"We must take measures to discover how this came about," said the count, thoughtfully. "Buondoni cannot have come here unattended."
"Better perchance let it rest," said Ramiro d'Orco, "there may be motives at the bottom of the whole affair that were not well brought to the surface. I have gathered little from tonight's discourse of this youth's history; but he is a Visconti, and that alone may make him powerful enemies, who had better still be his enemies than yours, father."
"I fear them not," replied the old nobleman; "let diligent inquiry be made around and on the road to Pavia for any stranger arrived this night. Now, Ramiro, come with me for awhile, and we will talk farther. Lights, boys, on there in my cabinet. You are in your night gear, signor; but I will not keep you long ere I let you to your slumbers again."

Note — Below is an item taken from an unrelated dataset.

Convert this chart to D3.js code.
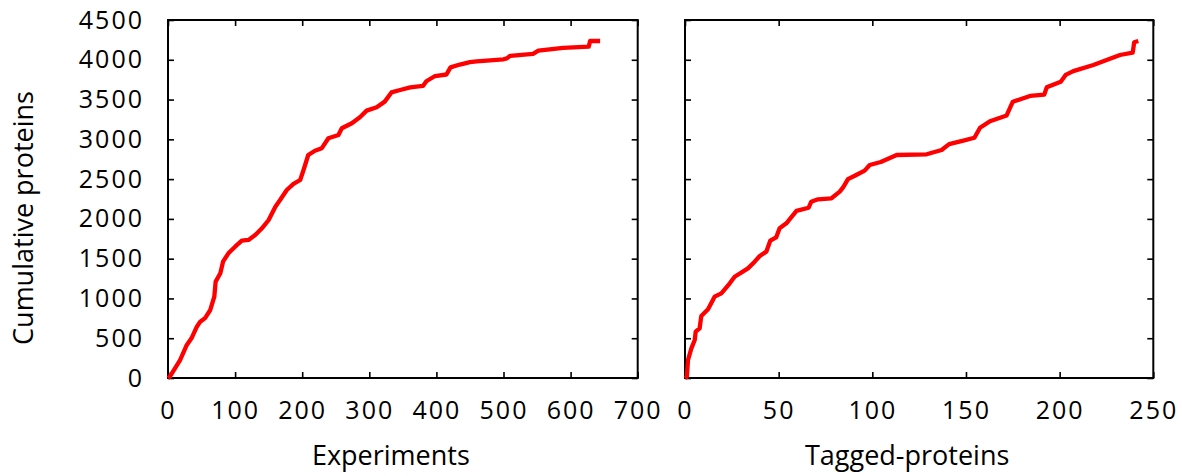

"They will be my first slumbers," answered Ramiro. "I had not closen an eye when I heard talking, and singing, and then clashing of swords--no unusual combinations in our fair land, Signor Rovera."
As he spoke he followed the old count into a small, beautiful room, every panel of which held a picture, of great price then, and invaluable now as specimens of the first revival of art. When they were seated and the doors closed, the elder man fell into a fit of thought, though he had invited the conference, and Ramiro d'Orco spoke first.
"Who is this young Visconti?" he asked; "and how comes the King of France to give him cousinship?"
"Why, he is the son of that Carlo Visconti who stabbed Galeazzo Sforza," answered the count, "and was killed in the church. The boy was carried by some of his relations to his godfather, Lorenzo de Medici, and educated by him."
"Then 'tis Ludovic's doing," said Ramiro; "he has sent this man to make away with him, though that was a bad return for his father's kind act in lifting him to power. By my faith he should have raised and honoured the boy. That good stroke of a dagger was worth three quarters of a dukedom to the good prince. But I suppose, from all I learn, that the youth is now trying adventure as a soldier."
"Soldier he is under the King of France," answered the old man; "but an adventurer he hardly can be called, for he has large estates in Tuscany. When Ludovic seized the regency, he was fain to court Lorenzo de Medici for support, and right willingly he agreed to change the estates of his brother's executioner for the lands which his father Francesco had obtained in gratuity from Florence. No, he is wealthy enough, and if he serves, it is but for honour or ambition."
"But how is he cousin to the King of France?" asked Ramiro; "it is a cousinship of much value as events are passing nowadays."